[Exercise details]
Only the lines from the top of the listing below to the line that has "import seaborn as sns" should be echoed, with both ends kept and pictures left out.

[Stored data]
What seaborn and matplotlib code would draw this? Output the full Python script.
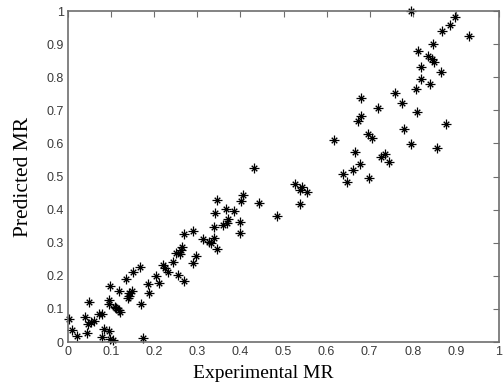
import numpy as np
import pandas as pd
import matplotlib
matplotlib.use("Agg")
import matplotlib.pyplot as plt
import seaborn as sns

# 실험값 (Experimental MR)
exp_mr = [
    0.003, 0.009, 0.021, 0.044, 0.040, 0.048, 0.046, 0.054, 0.060, 0.073,
    0.079, 0.083, 0.094, 0.079, 0.098, 0.104, 0.094, 0.096, 0.098, 0.108,
    0.112, 0.119, 0.121, 0.119, 0.135, 0.141, 0.142, 0.139, 0.148, 0.150,
    0.166, 0.169, 0.174, 0.186, 0.189, 0.203, 0.212,
    0.220, 0.225, 0.233, 0.243, 0.250, 0.259, 0.262, 0.264, 0.256, 0.269,
    0.268, 0.289, 0.291, 0.298, 0.314, 0.328, 0.331, 0.339, 0.345, 0.341,
    0.339, 0.359, 0.366, 0.370, 0.372, 0.384, 0.399, 0.399, 0.345, 0.401,
    0.405, 0.444, 0.486,
    0.432, 0.527, 0.542, 0.538, 0.555, 0.538,
    0.618, 0.639, 0.647, 0.662, 0.666, 0.677, 0.699, 0.681, 0.681, 0.674,
    0.697, 0.705, 0.720, 0.726, 0.736, 0.745,
    0.759, 0.774, 0.807, 0.809, 0.780, 0.795, 0.857, 0.877, 0.818, 0.840,
    0.818, 0.865, 0.811, 0.836, 0.844, 0.849, 0.848, 0.867, 0.886, 0.898,
    0.931, 0.797,
]

# 예측값 (Predicted MR)
pred_mr = [
    0.069, 0.036, 0.018, 0.026, 0.076, 0.120, 0.054, 0.061, 0.064, 0.084,
    0.085, 0.040, 0.033, 0.014, 0.008, 0.006, 0.127, 0.115, 0.170, 0.107,
    0.102, 0.097, 0.092, 0.154, 0.189, 0.149, 0.139, 0.134, 0.155, 0.212,
    0.228, 0.114, 0.013, 0.175, 0.149, 0.199, 0.179,
    0.233, 0.223, 0.212, 0.243, 0.270, 0.266, 0.278, 0.288, 0.202, 0.185,
    0.325, 0.336, 0.238, 0.260, 0.310, 0.303, 0.298, 0.313, 0.280, 0.391,
    0.348, 0.353, 0.401, 0.359, 0.371, 0.396, 0.364, 0.330, 0.430, 0.425,
    0.445, 0.419, 0.381,
    0.525, 0.479, 0.469, 0.459, 0.453, 0.418,
    0.609, 0.508, 0.484, 0.520, 0.575, 0.538, 0.497, 0.736, 0.683, 0.669,
    0.630, 0.618, 0.706, 0.559, 0.569, 0.545,
    0.752, 0.723, 0.764, 0.696, 0.645, 0.598, 0.586, 0.659, 0.796, 0.779,
    0.832, 0.815, 0.880, 0.864, 0.854, 0.847, 0.902, 0.941, 0.958, 0.983,
    0.924, 1.000,
]

tick_vals = [0, 0.1, 0.2, 0.3, 0.4, 0.5, 0.6, 0.7, 0.8, 0.9, 1]
tick_labels = ["0", "0.1", "0.2", "0.3", "0.4", "0.5", "0.6", "0.7", "0.8", "0.9", "1"]

df = pd.DataFrame({"exp": exp_mr, "pred": pred_mr})

sns.set_style("white")
plt.rcParams["font.family"] = ["Liberation Sans", "DejaVu Sans"]

fig = plt.figure(figsize=(5.04, 3.83), dpi=100)
ax = fig.add_axes([0.135, 0.107, 0.855, 0.864])

# MATLAB '*' 마커 흉내: 긴 + 와 짧은 x 를 겹쳐 그림
sns.scatterplot(data=df, x="exp", y="pred", ax=ax, marker="+",
                color="black", s=55, linewidth=0.9, legend=False, clip_on=False)
sns.scatterplot(data=df, x="exp", y="pred", ax=ax, marker="x",
                color="black", s=16, linewidth=1.0, legend=False, clip_on=False)

ax.set_xlim(0, 1)
ax.set_ylim(0, 1)
ax.set_xticks(tick_vals)
ax.set_xticklabels(tick_labels)
ax.set_yticks(tick_vals)
ax.set_yticklabels(tick_labels)

# MATLAB 스타일 축
for sp in ax.spines.values():
    sp.set_visible(True)
    sp.set_color("#6e6e6e")
    sp.set_linewidth(1.2)
ax.tick_params(direction="in", length=4, width=0.8, color="#6e6e6e",
               labelsize=9, labelcolor="#3a3a3a", top=True, right=True,
               labeltop=False, labelright=False, pad=3)

ax.set_xlabel("Experimental MR", family="Liberation Serif", fontsize=14, color="black")
ax.set_ylabel("Predicted MR", family="Liberation Serif", fontsize=15.5, color="black")
ax.xaxis.label.set_va("center")
ax.yaxis.label.set_va("center")
ax.xaxis.set_label_coords(0.452, -0.094)
ax.yaxis.set_label_coords(-0.104, 0.5)

plt.savefig("out.png", dpi=100)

[Answer to this exercise]
What seaborn and matplotlib code would draw this? Output the full Python script.
import numpy as np
import pandas as pd
import matplotlib
matplotlib.use("Agg")
import matplotlib.pyplot as plt
import seaborn as sns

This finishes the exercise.